Code that draws figures:
————————

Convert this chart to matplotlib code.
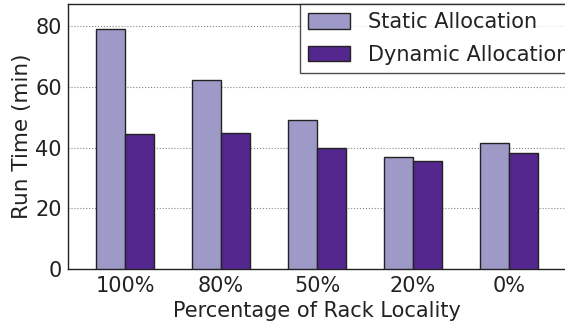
import matplotlib
matplotlib.use("Agg")
import matplotlib.pyplot as plt
import numpy as np

categories = ["100%", "80%", "50%", "20%", "0%"]
static_alloc = [79.2, 62.3, 49.0, 36.8, 41.6]
dynamic_alloc = [44.6, 44.8, 40.0, 35.6, 38.2]
yticks = [0, 20, 40, 60, 80]

plt.rcParams["font.family"] = "DejaVu Sans"
plt.rcParams["font.size"] = 15

fig = plt.figure(figsize=(5.65, 3.24), dpi=100)
ax = fig.add_axes([0.1204, 0.1698, 0.8823, 0.8179])

x = np.arange(len(categories))
w = 0.3
ax.bar(x - w / 2, static_alloc, w, color="#9e9ac8", edgecolor="#222222",
       linewidth=1.0, label="Static Allocation", zorder=3)
ax.bar(x + w / 2, dynamic_alloc, w, color="#54278f", edgecolor="#222222",
       linewidth=1.0, label="Dynamic Allocation", zorder=3)

ax.set_xlim(-0.595, 4.6)
ax.set_ylim(0, 87.3)
ax.set_xticks(x)
ax.set_xticklabels(categories)
ax.set_yticks(yticks)
ax.tick_params(axis="y", length=0, pad=4.5, labelsize=15, colors="#222222")
ax.tick_params(axis="x", length=0, pad=5, labelsize=15, colors="#222222")
ax.yaxis.grid(True, linestyle=":", color="#888888", linewidth=0.8, zorder=0)
for s in ax.spines.values():
    s.set_color("#222222")
    s.set_linewidth(1.0)

ax.set_ylabel("Run Time (min)", fontsize=15.5, color="#222222", labelpad=2)
ax.set_xlabel("Percentage of Rack Locality", fontsize=15, color="#222222", labelpad=4)

leg = ax.legend(loc="upper right", bbox_to_anchor=(1.022, 1.0), borderaxespad=0,
                fancybox=False, frameon=True, fontsize=15, handlelength=2.0,
                handleheight=0.77, handletextpad=0.85, labelspacing=0.6,
                borderpad=0.4)
leg.get_frame().set_edgecolor("#222222")
leg.get_frame().set_linewidth(1.0)
for t in leg.get_texts():
    t.set_color("#222222")

fig.savefig("out.png", dpi=100)
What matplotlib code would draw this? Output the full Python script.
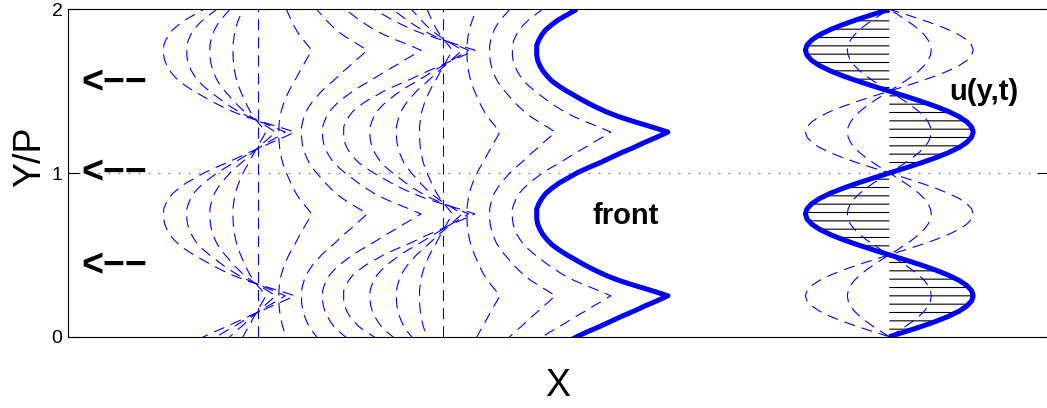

————————

TASK TO COMPLETE:
Write the lines above out again exactly, without any of their pictures.

ANSWER TO THIS TASK:
Convert this chart to matplotlib code.
import matplotlib
matplotlib.use("Agg")
import matplotlib.pyplot as plt
import numpy as np

categories = ["100%", "80%", "50%", "20%", "0%"]
static_alloc = [79.2, 62.3, 49.0, 36.8, 41.6]
dynamic_alloc = [44.6, 44.8, 40.0, 35.6, 38.2]
yticks = [0, 20, 40, 60, 80]

plt.rcParams["font.family"] = "DejaVu Sans"
plt.rcParams["font.size"] = 15

fig = plt.figure(figsize=(5.65, 3.24), dpi=100)
ax = fig.add_axes([0.1204, 0.1698, 0.8823, 0.8179])

x = np.arange(len(categories))
w = 0.3
ax.bar(x - w / 2, static_alloc, w, color="#9e9ac8", edgecolor="#222222",
       linewidth=1.0, label="Static Allocation", zorder=3)
ax.bar(x + w / 2, dynamic_alloc, w, color="#54278f", edgecolor="#222222",
       linewidth=1.0, label="Dynamic Allocation", zorder=3)

ax.set_xlim(-0.595, 4.6)
ax.set_ylim(0, 87.3)
ax.set_xticks(x)
ax.set_xticklabels(categories)
ax.set_yticks(yticks)
ax.tick_params(axis="y", length=0, pad=4.5, labelsize=15, colors="#222222")
ax.tick_params(axis="x", length=0, pad=5, labelsize=15, colors="#222222")
ax.yaxis.grid(True, linestyle=":", color="#888888", linewidth=0.8, zorder=0)
for s in ax.spines.values():
    s.set_color("#222222")
    s.set_linewidth(1.0)

ax.set_ylabel("Run Time (min)", fontsize=15.5, color="#222222", labelpad=2)
ax.set_xlabel("Percentage of Rack Locality", fontsize=15, color="#222222", labelpad=4)

leg = ax.legend(loc="upper right", bbox_to_anchor=(1.022, 1.0), borderaxespad=0,
                fancybox=False, frameon=True, fontsize=15, handlelength=2.0,
                handleheight=0.77, handletextpad=0.85, labelspacing=0.6,
                borderpad=0.4)
leg.get_frame().set_edgecolor("#222222")
leg.get_frame().set_linewidth(1.0)
for t in leg.get_texts():
    t.set_color("#222222")

fig.savefig("out.png", dpi=100)
What matplotlib code would draw this? Output the full Python script.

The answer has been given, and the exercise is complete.